# START OF DATA SEGMENT
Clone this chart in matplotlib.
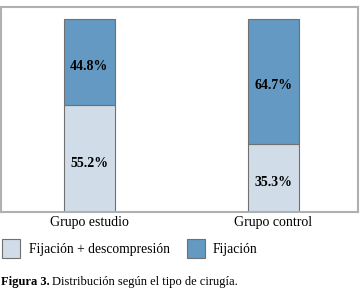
import matplotlib.pyplot as plt
import numpy as np

groups = ['Grupo estudio', 'Grupo control']
fij_desc = [55.2, 35.3]
fij = [44.8, 64.7]
series_labels = ['Fijación + descompresión', 'Fijación']
colors = ['#d0dde9', '#6399c2']

plt.rcParams['font.family'] = ['Liberation Serif', 'DejaVu Serif']

fig = plt.figure(figsize=(3.61, 2.90), dpi=100)
ax = fig.add_axes([1 / 361, 78 / 290, 357 / 361, 205 / 290])

x = np.arange(len(groups))
w = 0.276
b1 = ax.bar(x, fij_desc, w, color=colors[0], edgecolor='#707070', linewidth=0.8,
            label=series_labels[0])
b2 = ax.bar(x, fij, w, bottom=fij_desc, color=colors[1], edgecolor='#707070', linewidth=0.8,
            label=series_labels[1])

for bars, vals, base in [(b1, fij_desc, [0, 0]), (b2, fij, fij_desc)]:
    for bar, v, b in zip(bars, vals, base):
        ax.text(bar.get_x() + bar.get_width() / 2, b + v / 2 - 2.3, f'{v:.1f}%',
                ha='center', va='center', fontsize=10, fontweight='bold')

ax.set_xlim(-0.48, 1.46)
ax.set_ylim(0, 106.2)
ax.set_yticks([])
ax.set_xticks(x)
ax.set_xticklabels(groups, fontsize=10)
ax.tick_params(axis='x', length=0, pad=3)
for s in ax.spines.values():
    s.set_color('#b0b0b0')
    s.set_linewidth(1.5)

leg = fig.legend(handles=[b1, b2], labels=series_labels, loc='upper left',
                 bbox_to_anchor=(2 / 361, 1 - 239 / 290), ncol=2, frameon=False,
                 fontsize=9.8, handlelength=1.35, handleheight=1.75, handletextpad=0.6,
                 columnspacing=1.25, borderpad=0, borderaxespad=0)

t1 = fig.text(1 / 361, 1 - 282 / 290, 'Figura 3.', fontsize=9, fontweight='bold', va='center')
fig.canvas.draw()
bb = t1.get_window_extent()
fig.text((bb.x1 + 2) / 361, 1 - 282 / 290, 'Distribución según el tipo de cirugía.',
         fontsize=9, va='center')

fig.savefig('out.png', dpi=100)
# END OF DATA SEGMENT
YOUR INSTRUCTIONS: Output the material word for word, omitting its pictures.

COMPLETE OUTPUT:
Clone this chart in matplotlib.
import matplotlib.pyplot as plt
import numpy as np

groups = ['Grupo estudio', 'Grupo control']
fij_desc = [55.2, 35.3]
fij = [44.8, 64.7]
series_labels = ['Fijación + descompresión', 'Fijación']
colors = ['#d0dde9', '#6399c2']

plt.rcParams['font.family'] = ['Liberation Serif', 'DejaVu Serif']

fig = plt.figure(figsize=(3.61, 2.90), dpi=100)
ax = fig.add_axes([1 / 361, 78 / 290, 357 / 361, 205 / 290])

x = np.arange(len(groups))
w = 0.276
b1 = ax.bar(x, fij_desc, w, color=colors[0], edgecolor='#707070', linewidth=0.8,
            label=series_labels[0])
b2 = ax.bar(x, fij, w, bottom=fij_desc, color=colors[1], edgecolor='#707070', linewidth=0.8,
            label=series_labels[1])

for bars, vals, base in [(b1, fij_desc, [0, 0]), (b2, fij, fij_desc)]:
    for bar, v, b in zip(bars, vals, base):
        ax.text(bar.get_x() + bar.get_width() / 2, b + v / 2 - 2.3, f'{v:.1f}%',
                ha='center', va='center', fontsize=10, fontweight='bold')

ax.set_xlim(-0.48, 1.46)
ax.set_ylim(0, 106.2)
ax.set_yticks([])
ax.set_xticks(x)
ax.set_xticklabels(groups, fontsize=10)
ax.tick_params(axis='x', length=0, pad=3)
for s in ax.spines.values():
    s.set_color('#b0b0b0')
    s.set_linewidth(1.5)

leg = fig.legend(handles=[b1, b2], labels=series_labels, loc='upper left',
                 bbox_to_anchor=(2 / 361, 1 - 239 / 290), ncol=2, frameon=False,
                 fontsize=9.8, handlelength=1.35, handleheight=1.75, handletextpad=0.6,
                 columnspacing=1.25, borderpad=0, borderaxespad=0)

t1 = fig.text(1 / 361, 1 - 282 / 290, 'Figura 3.', fontsize=9, fontweight='bold', va='center')
fig.canvas.draw()
bb = t1.get_window_extent()
fig.text((bb.x1 + 2) / 361, 1 - 282 / 290, 'Distribución según el tipo de cirugía.',
         fontsize=9, va='center')

fig.savefig('out.png', dpi=100)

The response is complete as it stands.